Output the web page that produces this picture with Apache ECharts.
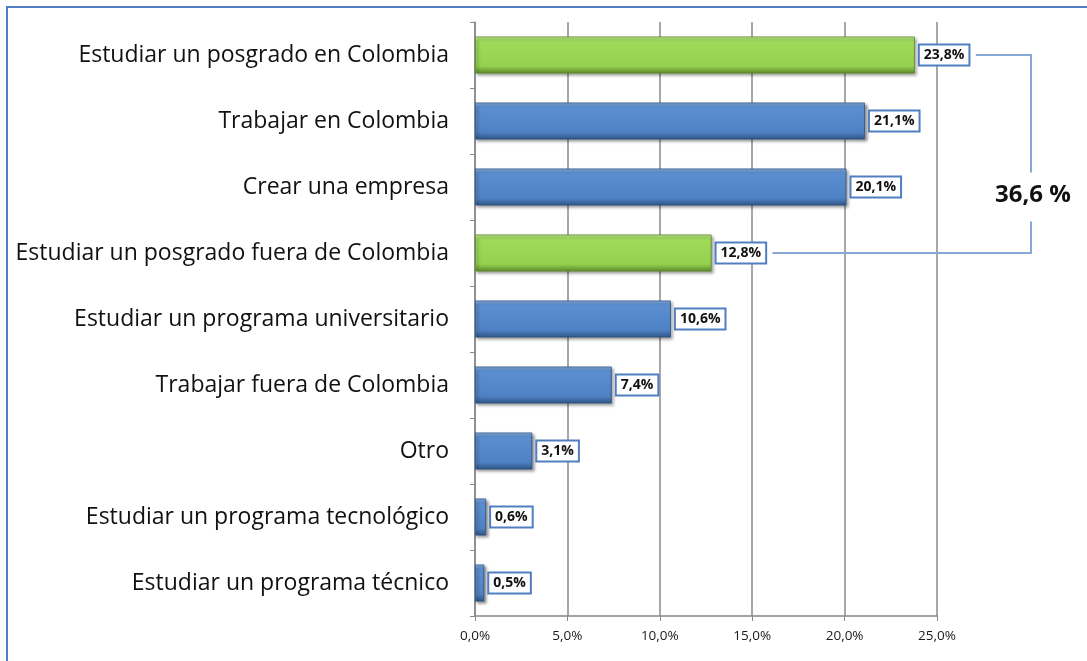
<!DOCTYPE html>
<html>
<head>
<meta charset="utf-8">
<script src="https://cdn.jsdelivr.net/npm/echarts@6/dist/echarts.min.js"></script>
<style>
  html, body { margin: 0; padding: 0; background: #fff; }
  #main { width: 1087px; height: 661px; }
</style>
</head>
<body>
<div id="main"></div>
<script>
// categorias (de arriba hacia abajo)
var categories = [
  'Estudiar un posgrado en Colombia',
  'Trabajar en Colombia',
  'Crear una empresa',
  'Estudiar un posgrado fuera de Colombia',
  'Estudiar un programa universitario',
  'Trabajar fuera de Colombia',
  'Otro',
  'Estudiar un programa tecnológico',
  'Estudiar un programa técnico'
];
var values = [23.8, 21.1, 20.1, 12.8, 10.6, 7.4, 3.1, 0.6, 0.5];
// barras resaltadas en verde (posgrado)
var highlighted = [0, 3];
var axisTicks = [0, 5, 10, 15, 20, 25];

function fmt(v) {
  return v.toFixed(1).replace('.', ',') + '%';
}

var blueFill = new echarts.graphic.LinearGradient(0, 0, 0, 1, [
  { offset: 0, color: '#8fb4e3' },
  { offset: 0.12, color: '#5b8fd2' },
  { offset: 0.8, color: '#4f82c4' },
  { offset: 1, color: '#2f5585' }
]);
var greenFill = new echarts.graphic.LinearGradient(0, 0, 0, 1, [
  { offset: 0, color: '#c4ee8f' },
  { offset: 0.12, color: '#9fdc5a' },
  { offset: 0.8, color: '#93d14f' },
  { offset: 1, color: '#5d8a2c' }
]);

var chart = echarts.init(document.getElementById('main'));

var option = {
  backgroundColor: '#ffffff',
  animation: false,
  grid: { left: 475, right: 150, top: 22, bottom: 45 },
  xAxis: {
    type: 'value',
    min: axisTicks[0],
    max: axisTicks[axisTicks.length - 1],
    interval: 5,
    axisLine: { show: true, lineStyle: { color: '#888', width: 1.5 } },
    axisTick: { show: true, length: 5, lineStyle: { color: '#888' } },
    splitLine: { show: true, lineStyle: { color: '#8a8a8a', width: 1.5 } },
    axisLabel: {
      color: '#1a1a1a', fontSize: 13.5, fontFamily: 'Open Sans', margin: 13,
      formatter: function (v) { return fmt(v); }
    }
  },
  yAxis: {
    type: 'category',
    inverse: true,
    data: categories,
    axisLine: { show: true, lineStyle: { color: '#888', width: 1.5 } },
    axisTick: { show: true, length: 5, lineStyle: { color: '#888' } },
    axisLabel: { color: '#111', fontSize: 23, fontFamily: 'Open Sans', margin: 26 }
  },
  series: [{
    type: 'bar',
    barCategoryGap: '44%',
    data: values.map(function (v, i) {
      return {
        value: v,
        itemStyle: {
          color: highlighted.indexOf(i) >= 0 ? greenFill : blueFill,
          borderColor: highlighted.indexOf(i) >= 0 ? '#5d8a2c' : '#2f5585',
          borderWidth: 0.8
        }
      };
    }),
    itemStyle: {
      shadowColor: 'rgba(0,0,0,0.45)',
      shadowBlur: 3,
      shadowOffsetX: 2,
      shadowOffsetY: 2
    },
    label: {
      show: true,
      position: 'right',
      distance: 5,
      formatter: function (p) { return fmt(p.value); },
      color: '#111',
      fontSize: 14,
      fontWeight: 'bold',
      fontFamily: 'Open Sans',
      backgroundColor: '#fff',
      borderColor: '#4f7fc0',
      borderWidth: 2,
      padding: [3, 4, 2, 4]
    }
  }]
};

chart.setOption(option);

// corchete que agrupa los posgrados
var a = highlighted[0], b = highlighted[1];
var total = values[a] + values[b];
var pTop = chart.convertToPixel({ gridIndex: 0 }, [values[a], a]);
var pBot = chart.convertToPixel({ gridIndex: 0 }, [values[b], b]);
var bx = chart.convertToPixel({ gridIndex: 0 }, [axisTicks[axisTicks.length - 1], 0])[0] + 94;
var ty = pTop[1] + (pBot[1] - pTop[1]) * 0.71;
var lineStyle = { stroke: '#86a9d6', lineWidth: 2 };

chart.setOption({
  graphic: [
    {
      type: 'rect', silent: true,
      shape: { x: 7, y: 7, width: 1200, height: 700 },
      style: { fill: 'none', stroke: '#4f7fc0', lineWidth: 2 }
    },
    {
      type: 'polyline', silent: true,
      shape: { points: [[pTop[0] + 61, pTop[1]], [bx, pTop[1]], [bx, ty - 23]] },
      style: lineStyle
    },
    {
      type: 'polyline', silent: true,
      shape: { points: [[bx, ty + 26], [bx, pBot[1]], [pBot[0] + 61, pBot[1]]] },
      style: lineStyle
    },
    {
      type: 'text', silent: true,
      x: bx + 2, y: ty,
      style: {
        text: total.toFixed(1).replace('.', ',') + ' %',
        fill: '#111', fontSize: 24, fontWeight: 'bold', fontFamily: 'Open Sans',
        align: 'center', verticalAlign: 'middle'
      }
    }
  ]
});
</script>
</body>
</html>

════

Except for the pictures, copy the material above exactly.

Problem solution:
Output the web page that produces this picture with Apache ECharts.
<!DOCTYPE html>
<html>
<head>
<meta charset="utf-8">
<script src="https://cdn.jsdelivr.net/npm/echarts@6/dist/echarts.min.js"></script>
<style>
  html, body { margin: 0; padding: 0; background: #fff; }
  #main { width: 1087px; height: 661px; }
</style>
</head>
<body>
<div id="main"></div>
<script>
// categorias (de arriba hacia abajo)
var categories = [
  'Estudiar un posgrado en Colombia',
  'Trabajar en Colombia',
  'Crear una empresa',
  'Estudiar un posgrado fuera de Colombia',
  'Estudiar un programa universitario',
  'Trabajar fuera de Colombia',
  'Otro',
  'Estudiar un programa tecnológico',
  'Estudiar un programa técnico'
];
var values = [23.8, 21.1, 20.1, 12.8, 10.6, 7.4, 3.1, 0.6, 0.5];
// barras resaltadas en verde (posgrado)
var highlighted = [0, 3];
var axisTicks = [0, 5, 10, 15, 20, 25];

function fmt(v) {
  return v.toFixed(1).replace('.', ',') + '%';
}

var blueFill = new echarts.graphic.LinearGradient(0, 0, 0, 1, [
  { offset: 0, color: '#8fb4e3' },
  { offset: 0.12, color: '#5b8fd2' },
  { offset: 0.8, color: '#4f82c4' },
  { offset: 1, color: '#2f5585' }
]);
var greenFill = new echarts.graphic.LinearGradient(0, 0, 0, 1, [
  { offset: 0, color: '#c4ee8f' },
  { offset: 0.12, color: '#9fdc5a' },
  { offset: 0.8, color: '#93d14f' },
  { offset: 1, color: '#5d8a2c' }
]);

var chart = echarts.init(document.getElementById('main'));

var option = {
  backgroundColor: '#ffffff',
  animation: false,
  grid: { left: 475, right: 150, top: 22, bottom: 45 },
  xAxis: {
    type: 'value',
    min: axisTicks[0],
    max: axisTicks[axisTicks.length - 1],
    interval: 5,
    axisLine: { show: true, lineStyle: { color: '#888', width: 1.5 } },
    axisTick: { show: true, length: 5, lineStyle: { color: '#888' } },
    splitLine: { show: true, lineStyle: { color: '#8a8a8a', width: 1.5 } },
    axisLabel: {
      color: '#1a1a1a', fontSize: 13.5, fontFamily: 'Open Sans', margin: 13,
      formatter: function (v) { return fmt(v); }
    }
  },
  yAxis: {
    type: 'category',
    inverse: true,
    data: categories,
    axisLine: { show: true, lineStyle: { color: '#888', width: 1.5 } },
    axisTick: { show: true, length: 5, lineStyle: { color: '#888' } },
    axisLabel: { color: '#111', fontSize: 23, fontFamily: 'Open Sans', margin: 26 }
  },
  series: [{
    type: 'bar',
    barCategoryGap: '44%',
    data: values.map(function (v, i) {
      return {
        value: v,
        itemStyle: {
          color: highlighted.indexOf(i) >= 0 ? greenFill : blueFill,
          borderColor: highlighted.indexOf(i) >= 0 ? '#5d8a2c' : '#2f5585',
          borderWidth: 0.8
        }
      };
    }),
    itemStyle: {
      shadowColor: 'rgba(0,0,0,0.45)',
      shadowBlur: 3,
      shadowOffsetX: 2,
      shadowOffsetY: 2
    },
    label: {
      show: true,
      position: 'right',
      distance: 5,
      formatter: function (p) { return fmt(p.value); },
      color: '#111',
      fontSize: 14,
      fontWeight: 'bold',
      fontFamily: 'Open Sans',
      backgroundColor: '#fff',
      borderColor: '#4f7fc0',
      borderWidth: 2,
      padding: [3, 4, 2, 4]
    }
  }]
};

chart.setOption(option);

// corchete que agrupa los posgrados
var a = highlighted[0], b = highlighted[1];
var total = values[a] + values[b];
var pTop = chart.convertToPixel({ gridIndex: 0 }, [values[a], a]);
var pBot = chart.convertToPixel({ gridIndex: 0 }, [values[b], b]);
var bx = chart.convertToPixel({ gridIndex: 0 }, [axisTicks[axisTicks.length - 1], 0])[0] + 94;
var ty = pTop[1] + (pBot[1] - pTop[1]) * 0.71;
var lineStyle = { stroke: '#86a9d6', lineWidth: 2 };

chart.setOption({
  graphic: [
    {
      type: 'rect', silent: true,
      shape: { x: 7, y: 7, width: 1200, height: 700 },
      style: { fill: 'none', stroke: '#4f7fc0', lineWidth: 2 }
    },
    {
      type: 'polyline', silent: true,
      shape: { points: [[pTop[0] + 61, pTop[1]], [bx, pTop[1]], [bx, ty - 23]] },
      style: lineStyle
    },
    {
      type: 'polyline', silent: true,
      shape: { points: [[bx, ty + 26], [bx, pBot[1]], [pBot[0] + 61, pBot[1]]] },
      style: lineStyle
    },
    {
      type: 'text', silent: true,
      x: bx + 2, y: ty,
      style: {
        text: total.toFixed(1).replace('.', ',') + ' %',
        fill: '#111', fontSize: 24, fontWeight: 'bold', fontFamily: 'Open Sans',
        align: 'center', verticalAlign: 'middle'
      }
    }
  ]
});
</script>
</body>
</html>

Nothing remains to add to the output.